Lent is literally about new life, not about death. "Ashes to Ashes" is not want Lent is about. That’s just Ash Wednesday, meant as a shock to get our attention. Webster’s New World dictionary unlocks this true meaning for us: Middle English lenten comes from the Old English lengten, meaning "the spring", with its lengthening of the days.
Lent is a time of unwrinkling, returning to our whole-iest selves, by engaging our desire and our will within the sacredness of the Jesus story. It is a way of emerging, like the shoots of the spring, from the dark places where we are cramped and compressed, unfolding and stretching into the light and warmth that draws us yet further, to blossom, to increase, and to provide.

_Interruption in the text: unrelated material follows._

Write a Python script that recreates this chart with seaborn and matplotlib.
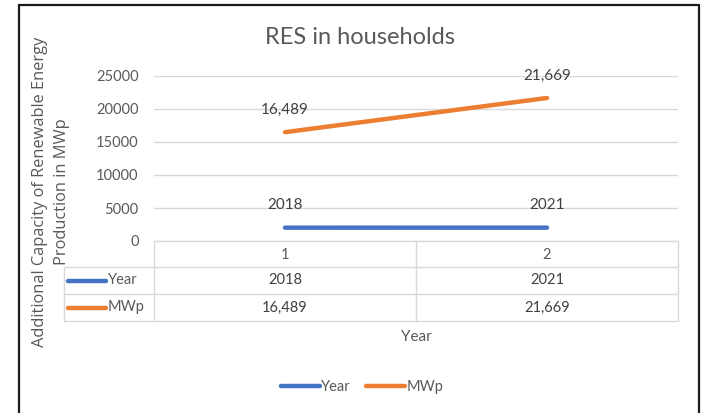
import pandas as pd
import numpy as np
import matplotlib.pyplot as plt
import seaborn as sns
from matplotlib.lines import Line2D
from matplotlib.transforms import blended_transform_factory

# data
categories = ["1", "2"]
series_names = ["Year", "MWp"]
year_values = [2018, 2021]
mwp_values = [16489, 21669]
year_labels = ["2018", "2021"]
mwp_labels = ["16,489", "21,669"]
y_ticks = [0, 5000, 10000, 15000, 20000, 25000]

colors = {"Year": "#4472C4", "MWp": "#ED7D31"}
text_col = "#595959"
grid_col = "#D9D9D9"

sns.set_theme(style="white")
plt.rcParams['font.family'] = ['Lato', 'DejaVu Sans']

df = pd.DataFrame({
    "x": list(range(len(categories))) * 2,
    "value": year_values + mwp_values,
    "series": ["Year"] * len(categories) + ["MWp"] * len(categories),
})

W, H = 702, 413
fig = plt.figure(figsize=(W / 100, H / 100), dpi=100)

# plot area in pixels
L, R, T, B = 154, 678, 76, 241
ax = fig.add_axes([L / W, 1 - B / H, (R - L) / W, (B - T) / H])

sns.lineplot(data=df, x="x", y="value", hue="series", palette=colors,
             hue_order=series_names, linewidth=3.2, ax=ax,
             solid_capstyle="round")

ax.set_xlim(-0.5, len(categories) - 0.5)
ax.set_ylim(0, 25000)
ax.set_yticks(y_ticks)
ax.set_yticklabels([str(t) for t in y_ticks])
ax.tick_params(axis="y", length=0, pad=11, labelsize=10.5, labelcolor=text_col)
ax.set_xticks(range(len(categories)))
ax.set_xticklabels(categories)
ax.tick_params(axis="x", length=0, pad=5, labelsize=10.5, labelcolor=text_col)
for s in ax.spines.values():
    s.set_visible(False)
ax.grid(axis="y", color=grid_col, linewidth=1.0)
ax.set_axisbelow(True)

# data labels
for vals, labs in [(year_values, year_labels), (mwp_values, mwp_labels)]:
    for i, (v, lab) in enumerate(zip(vals, labs)):
        ax.annotate(lab, (i, v), xytext=(0, 16), textcoords="offset points",
                    ha="center", va="center", fontsize=11, color="#404040")

ax.set_title("RES in households", fontsize=17, color=text_col, pad=0,
             x=(360 - L) / (R - L), y=(B - 38) / (B - T), va="center")

ax.set_ylabel("Additional Capacity of Renewable Energy\nProduction in MWp",
              fontsize=11.8, color=text_col, family=["Open Sans", "DejaVu Sans"],
              va="center", ha="center", linespacing=1.45)
ax.yaxis.set_label_coords((51 - L) / (R - L), (B - 192) / (B - T))

ax.set_xlabel("Year", fontsize=11, color=text_col, va="center")
ax.xaxis.set_label_coords(0.5, (B - 337) / (B - T))

# legend
handles, labels = ax.get_legend_handles_labels()
ax.get_legend().remove()
leg = fig.legend(handles, labels, loc="center", bbox_to_anchor=(362 / W, 1 - 387 / H),
                 ncol=2, frameon=False, handlelength=2.7, handletextpad=0.1,
                 columnspacing=1.0, fontsize=10.5)
for t in leg.get_texts():
    t.set_color(text_col)
for h in leg.legend_handles:
    h.set_solid_capstyle("round")

# data table below the plot
rows = [267, 294, 321]
tl = 64

def fy(py):
    return 1 - py / H

def hline(x0, x1, py):
    fig.add_artist(Line2D([x0 / W, x1 / W], [fy(py), fy(py)], color=grid_col,
                          lw=1.0, transform=fig.transFigure))

def vline(px, y0, y1):
    fig.add_artist(Line2D([px / W, px / W], [fy(y0), fy(y1)], color=grid_col,
                          lw=1.0, transform=fig.transFigure))

hline(L, R, B)
for py in rows:
    hline(tl, R, py)
vline(tl, rows[0], rows[-1])
for px in [L, (L + R) / 2, R]:
    vline(px, B, rows[-1])

trans = blended_transform_factory(ax.transData, fig.transFigure)
row_tops = [rows[0], rows[1]]
for name, labs, top in zip(series_names, [year_labels, mwp_labels], row_tops):
    yc = fy(top + 13.5)
    for i, lab in enumerate(labs):
        fig.text(i, yc, lab, transform=trans, ha="center", va="center",
                 fontsize=10.5, color="#404040")
    fig.add_artist(Line2D([68 / W, 106 / W], [yc, yc], color=colors[name], lw=3.2,
                          solid_capstyle="round", transform=fig.transFigure))
    fig.text(108 / W, yc, name, ha="left", va="center", fontsize=10.5, color=text_col)

# outer chart frame
frame_kw = dict(color="#1a1a1a", lw=1.6, transform=fig.transFigure)
fig.add_artist(Line2D([19 / W, 19 / W], [0, fy(5)], **frame_kw))
fig.add_artist(Line2D([19 / W, 699 / W], [fy(5), fy(5)], **frame_kw))
fig.add_artist(Line2D([699 / W, 699 / W], [fy(5), 0], **frame_kw))

fig.savefig("out.png", dpi=100)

Will and desire. Oh, what a frustrating combination they are; what an odd couple, so often struggling with each other, each becoming an ugly caricature of itself in war paint of effort. “Giving things up for Lent” is a common way, like New Year’s Resolutions, to conform our will to our intentional desires. But if you are like me, desires fit the hand like a glove, but will fits the hand like sand. Our efforts seem to run through our fingers, and we are left with a sense of failure.
Sleeping with Bread is a way of describing a technique that forms the will when it sleeps, when desire is most active in us. The book (click for a link) uses a Holocaust story to introduce a nightly exercise of consciousness to help us unbind our will, to put it at the service of our deepest desire.
There were families in the camps, the story tells, parents who were interned with their small children. To help the children bear the horrors and maintain a sense of hope, the parents would hide in their pockets a morsel of bread from their meager dinner. Their ritual of going to sleep included placing hose morsels of bread into the hands of their children, so that they might sleep in the comfort of food for the next day, so they might be blessed with dreams of a future. The parents trusted the gift of sleep, the blessing of timeless time when desire danced and stretched without the encumbrance of painful memory or weak will.
This little book describes a simple process that I hope you’ll try these next forty days.
Here is a link to it (click for a link), called the Examen. It invites us to a ritual of going to sleep with a morsel of the day – something that fed us, that evoked the best in us. It invites us to sleep dancing with our truest desire, unencumbered by painful memory or weakness of will.